Wir machen eine Nachtwanderung
Denn eigentlich dringen die fünf Kandidaten in einen Wald ein, werden nur durch Pfeile und ihre Umgebung durch das Terrain geleitet, voneinander getrennt und wieder zusammen gebracht. Sie landen in Situationen, die eine Mischung aus Horrorfilm und Dschungelprüfung sind. Seien es zu erklimmende Vogelscheuchen, die eine Kandidatin mit einer ekligen Pampe bespucken, ein enger Vorratsraum voller Körperteile, den es zu durchsuchen gilt, oder die Suche nach einem Zündschlüssel in einem verwahrlosten Auto. Die Situationen sind optisch und akustisch hervorragend inszeniert und sorgen auch beim Zuschauen für den ein oder anderen Schreckmoment. Die Prüfungen sind lose miteinander verknüpft und beruhen auf dem alten Horrorfilm-Prinzip, dass sich das Team nach und nach verkleinert, bis nur noch einer übrig ist.
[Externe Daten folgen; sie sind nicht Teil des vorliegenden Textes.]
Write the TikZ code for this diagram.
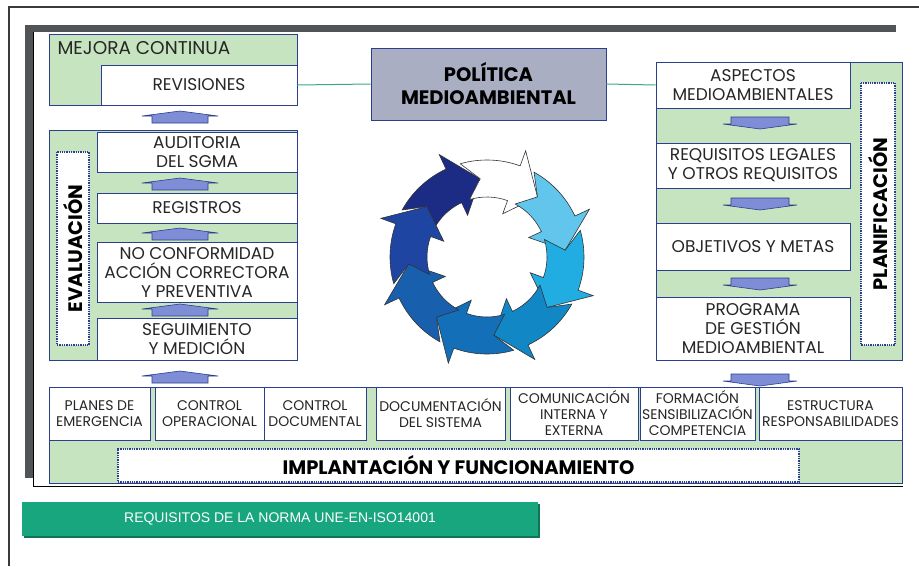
\documentclass[tikz,border=0pt]{standalone}
\usepackage{fontspec}
\usepackage{xcolor}
\newfontfamily\gothic{Poppins}
\newfontfamily\arialf{Liberation Sans}
\definecolor{panelgreen}{HTML}{C6E4BF}
\definecolor{boxblue}{HTML}{2B3E90}
\definecolor{framegray}{HTML}{505456}
\definecolor{polgray}{HTML}{A9AEC2}
\definecolor{linkgreen}{HTML}{3AA68C}
\definecolor{arrowfill}{HTML}{7F8DD6}
\definecolor{normgreen}{HTML}{17A67E}
\definecolor{ringA}{HTML}{1C2C84}
\definecolor{ringC}{HTML}{62C6EC}
\definecolor{ringD}{HTML}{21ADE2}
\definecolor{ringE}{HTML}{1187C6}
\definecolor{ringF}{HTML}{136FB8}
\definecolor{ringG}{HTML}{1860AE}
\definecolor{ringH}{HTML}{1F45A2}

\begin{document}
\begin{tikzpicture}[x=1pt,y=-1pt,
   panel/.style={draw=boxblue,fill=panelgreen,line width=.8pt,inner sep=0pt},
   box/.style={draw=boxblue,fill=white,line width=.8pt,inner sep=0pt,align=center,text=black!85,font=\gothic\fontsize{17}{19}\selectfont},
   smallbox/.style={box,font=\gothic\fontsize{14}{16}\selectfont},
   dotbox/.style={draw=boxblue,densely dotted,line width=1.3pt,fill=white,inner sep=0pt,font=\gothic\bfseries\fontsize{19.5}{19.5}\selectfont},
   conn/.style={linkgreen,line width=1pt},
   uparr/.pic={\filldraw[fill=arrowfill,draw=boxblue,line width=.6pt] (-28,0) -- (-28,-7) -- (-38,-7) -- (0,-12) -- (38,-7) -- (28,-7) -- (28,0) -- cycle;},
   downarr/.pic={\filldraw[fill=arrowfill,draw=boxblue,line width=.6pt] (-29,0) -- (-29,7) -- (-37,7) -- (0,12) -- (37,7) -- (29,7) -- (29,0) -- cycle;}]
   \useasboundingbox (0,0) rectangle (919,566);
   \draw[framegray!70!black,line width=1.2pt] (9,566) -- (9,7) -- (919,7);
   \fill[framegray] (25,25) rectangle (896,478);
   \fill[white] (33,32) rectangle (903,486);
   \draw[black,line width=.8pt] (33,32) -- (33,486) -- (903,486);

   \node[panel,minimum width=248pt,minimum height=71pt] (mej) at (173,69.5) {};
   \node[anchor=west,text=black!85,font=\gothic\fontsize{18.5}{18.5}\selectfont] (mejl) at (54,48) {MEJORA CONTINUA};
   \node[box,minimum width=196pt,minimum height=40pt] (rev) at (199,85) {REVISIONES};

   \node[panel,minimum width=248pt,minimum height=230pt] (evp) at (173,245) {};
   \node[box,minimum width=200pt,minimum height=40pt] (aud) at (197,152) {AUDITORIA\\DEL SGMA};
   \node[box,minimum width=200pt,minimum height=30pt] (reg) at (197,208) {REGISTROS};
   \node[box,minimum width=200pt,minimum height=60pt] (ncf) at (197,272) {NO CONFORMIDAD\\ACCIÓN CORRECTORA\\Y PREVENTIVA};
   \node[box,minimum width=200pt,minimum height=42pt] (seg) at (197,339) {SEGUIMIENTO\\Y MEDICIÓN};
   \node[dotbox,rotate=90,minimum width=193pt,minimum height=32pt] (eva) at (73,248.5) {EVALUACIÓN};
   \pic at (180,123) {uparr};
   \pic at (180,190) {uparr};
   \pic at (180,240) {uparr};
   \pic at (180,316) {uparr};
   \pic at (180,383) {uparr};

   \node[draw=boxblue,fill=polgray,line width=.8pt,minimum width=235pt,minimum height=72pt,align=center,font=\gothic\bfseries\fontsize{19.5}{23}\selectfont] (pol) at (488.5,84) {POLÍTICA\\MEDIOAMBIENTAL};

   \node[panel,minimum width=246pt,minimum height=298pt] (plp) at (779,211) {};
   \node[box,minimum width=194pt,minimum height=46pt] (asp) at (753,85) {ASPECTOS\\MEDIOAMBIENTALES};
   \node[box,minimum width=194pt,minimum height=45pt] (req) at (753,165.5) {REQUISITOS LEGALES\\Y OTROS REQUISITOS};
   \node[box,minimum width=194pt,minimum height=47pt] (obj) at (753,246.5) {OBJETIVOS Y METAS};
   \node[box,minimum width=194pt,minimum height=63pt] (prog) at (753,328.5) {PROGRAMA\\DE GESTIÓN\\MEDIOAMBIENTAL};
   \node[dotbox,rotate=90,minimum width=262pt,minimum height=34pt] (pla) at (878,214) {PLANIFICACIÓN};
   \pic at (760,117) {downarr};
   \pic at (760,198) {downarr};
   \pic at (760,278) {downarr};
   \pic at (760,374) {downarr};

   \draw[conn] (rev.east) -- (pol.west);
   \draw[conn] (pol.east) -- (asp.west);

   \node[panel,minimum width=853pt,minimum height=96pt] (imp) at (475.5,435) {};
   \node[smallbox,minimum width=101pt,minimum height=53pt] (pem) at (99.5,413.5) {PLANES DE\\EMERGENCIA};
   \node[smallbox,minimum width=109pt,minimum height=53pt] (cop) at (209.5,413.5) {CONTROL\\OPERACIONAL};
   \node[smallbox,minimum width=102pt,minimum height=53pt] (cdo) at (315,413.5) {CONTROL\\DOCUMENTAL};
   \node[smallbox,minimum width=129pt,minimum height=53pt] (dsi) at (440.5,413.5) {DOCUMENTACIÓN\\DEL SISTEMA};
   \node[smallbox,minimum width=128pt,minimum height=53pt] (com) at (574,413.5) {COMUNICACIÓN\\INTERNA Y\\EXTERNA};
   \node[smallbox,minimum width=115pt,minimum height=53pt] (for) at (697.5,413.5) {FORMACIÓN\\SENSIBILIZACIÓN\\COMPETENCIA};
   \node[smallbox,minimum width=143pt,minimum height=53pt] (est) at (830.5,413.5) {ESTRUCTURA\\RESPONSABILIDADES};
   \node[dotbox,minimum width=681pt,minimum height=33pt] (impl) at (458.5,465.5) {IMPLANTACIÓN Y FUNCIONAMIENTO};

   \fill[normgreen!70!black] (24,504) rectangle (540,538);
   \node[fill=normgreen,minimum width=516pt,minimum height=34pt,inner sep=0pt,text=white,font=\arialf\fontsize{14}{14}\selectfont] (norm) at (280,519) {REQUISITOS DE LA NORMA UNE-EN-ISO14001};

   \begin{scope}[shift={(487,257)},yscale=-1]
   \foreach \t/\col in {160/ringA,115/white,70/ringC,25/ringD,-20/ringE,-65/ringF,-110/ringG,-155/ringH}{
      \pgfmathsetmacro\angA{\t-9}
      \pgfmathsetmacro\angB{\t-45}
      \pgfmathsetmacro\angP{\t-65}
      \pgfmathsetmacro\angQ{\t-8}
      \pgfmathsetmacro\angN{\t-20}
      \filldraw[fill=\col,draw=black!80,line width=.6pt] (\angA:97) arc[start angle=\angA,end angle=\angB,radius=97] -- (\angB:113) -- (\angP:78.5) -- (\angB:46) -- (\angB:60) arc[start angle=\angB,end angle=\angQ,radius=60] -- (\angN:78.5) -- cycle;
   }
   \end{scope}
\end{tikzpicture}
\end{document}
Doch anders als im Horrorfilm, sind sich die Kandidaten ständig der Situation eines Spiels bewusst. Man sieht sie sich erschrecken oder ekeln, wirklich Angst um das eigene Leben hat niemand. Anders als bei „Ich bin ein Star, holt mich hier raus“ gibt es auch keinen Ausruf, um der Situation zu entkommen. Somit ist von vornherein klar, dass alle Prüfungen bestanden werden müssen. Schon allein deswegen, weil etwa die beiden männlichen Kandidaten Alec und Alex eingeschlossen werden und sie ohne die Hilfe der später zu ihnen geführten Alina dort sonst auf ewig geblieben wären. Außer ein Kandidat verweigert, gibt es so eigentlich keine Situation, in der ein benötigter Gegenstand verloren gehen kann.
Das ist jedoch – bis auf wenige Ausnahmen – nicht schlimm und trotz allem erfrischend anders, als jede 08/15 Game- oder Quizshow. Würde über die Verknüpfung der Spiele tatsächlich eine komplett zusammenhängende Story erzählt werden, wäre es eine moderne Art fiktive Geschichten mit echten Kandidaten zu erzählen. Kurz blitzt dieses Element am Ende auf, wenn der letzte Kandidat noch einmal aus einem Buch die Geschehnisse der Sendung vorliest.
Moderation: Thore Schölermann
Doch dann ist da noch Thore Schölermann. Thore Schölermann hat nicht viel zu sagen bei Scream! If you can, vielmehr ist er eine Art Spielleiter, jemand der die Kandidaten kurz begrüßt und sie am Ende verabschiedet. Das allerdings macht er nicht etwa in der Art eines Expeditionsleiters, eines Mentoren oder als Gastgeber der Veranstaltung, sondern als Thore Schölermann. Beim Informationsgehalt und Emotionalität seiner Kommentare hätte man ihn aber gern auch gegen einen Block Recyclingpapier ersetzen können. So fallen Sätze wie: „Der Rucksack ist auch schwerer, denn da sind 13013 Euro drin.“, wohlgemerkt nicht in Münzen (auch wenn mir noch unklar ist, wie man 13 Euro in Scheinen aufteilt). Er versucht verzweifelt mit den Kandidaten mitzufiebern und wirkt doch nur wie der Lehrer, der einem am Ende der Klassenarbeit ermunternd auf die Schulter klopft: „Wird schon.“
Scream! If you can ist eine Adaption aus Großbritannien, die Prüfungen der ersten Folge wurden fast eins zu eins übernommen. In weiten Teilen ist das auch gut so. Und doch wünsche ich mir einen Teil eigene Identität für diese Sendung, auch wenn eine Fortsetzung bei den aktuellen Quoten wohl leider erst einmal auszuschließen ist. Verdient hätte sie es, vor allem als guter Ansatz für ein modernes Storytelling.